One commissioner supposedly said that the department would not have accepted federal grant money if they had known that it obliged them specifically to hire women and minorities. The majority doubts that the commissioner who made the remark was a “decision maker” whose statement might be deemed an admission, but in any case holds that his statement was – in point of fact – an accurate statement of Title VII (i.e., that the department cannot be required to hire protected-group employees on a quota basis).
The “big guy” statement is also kicked away by the majority because it “came in the context of a conversation about a specific candidate just before an emergency Council meeting that focused on reconsidering his appointment. The ‘big guy’ statement does not relate to [plaintiff] Mundell, or to the abilities of female applicants, and thus is not direct evidence of discrimination.”
Finally, the majority holds that a remark by the fire chief that he found the plaintiffs “unfit” for duty was merely a comment on their fitness relative to the pool as a whole, rather than evidence that he took them as “unqualified” for duty.
The majority also rejects the plaintiffs’ argument that the looseness and subjectivity of the interview process might simply serve to mask discriminatory intent. At the outset, the majority notes that although the plaintiffs made the interview phase of the hiring process, having passed the tests, they still ranked at the near bottom of the eligible applicants (respectively, nos. 45 and 46 out of 48). The majority held there was no evidence that the interview process was biased. And given that the plaintiffs remained at the bottom of the eligibility list both before and after the interviews, there was no evidence that the interviews even made a difference in the hiring outcomes.
“It is undisputed that at all times, they retrained their ranks on the eligibility list, and by their own admissions of the undisputed ranks, those at the top were more qualified than those at the bottom. While instances of disparate treatment can support a claim of pretext, [plaintiffs] Torgerson and Mundell have the burden to prove that they and the top applicants were ‘similarly situated in all relevant respects’-a ‘rigorous’ standard at the pretext stage.”
Judge Colloton grants the sixth, majority-making vote to affirm summary judgment, but in his concurring opinion carefully notes that he only provisionally accepts the majority’s framework that, under Title VII, an employee must furnish “direct evidence” of discrimination to shift the burden of proof to the employer, citing Griffith v. City of Des Moines, 387 F.3d 733, 736 (8th Cir. 2004). Judge Colloton notes that he doubts that this standard was correct in light of Desert Palace, Inc. v. Costa, 539 U.S. 90 (2003), but that the plaintiffs had not challenged this framework (and indeed relied on Griffith).

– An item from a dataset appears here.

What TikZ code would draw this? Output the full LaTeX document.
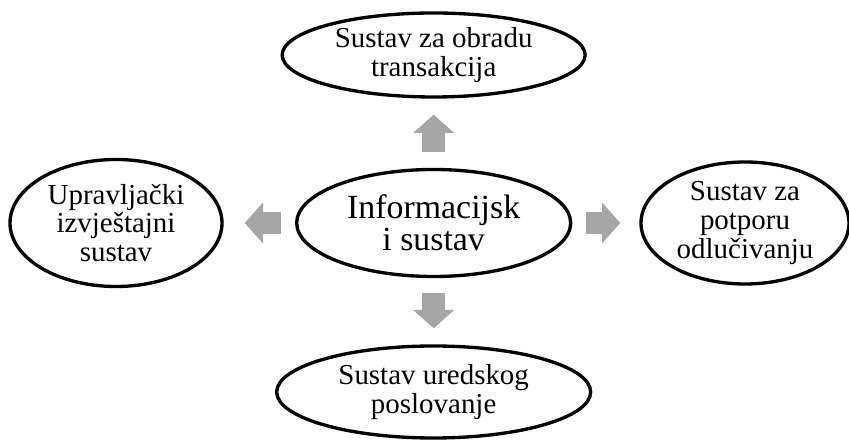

The dissent, authored by Judge Smith, would have held that the commissioners’ comments cited above – about the consequences of accepting the federal grant, the “fitness” remark, and the “big guy” remark – were ambiguous and that a jury ought to have been allowed to sort out thier true meaning. The dissent closes by noting that “[s]ummary judgment serves an important efficiency function by resolving cases lacking material factual dispute by more efficient means than a trial. However, where material factual disputes exist, especially those which turn on evaluation of witness credibility, it is no injustice to permit the matter to be tried.”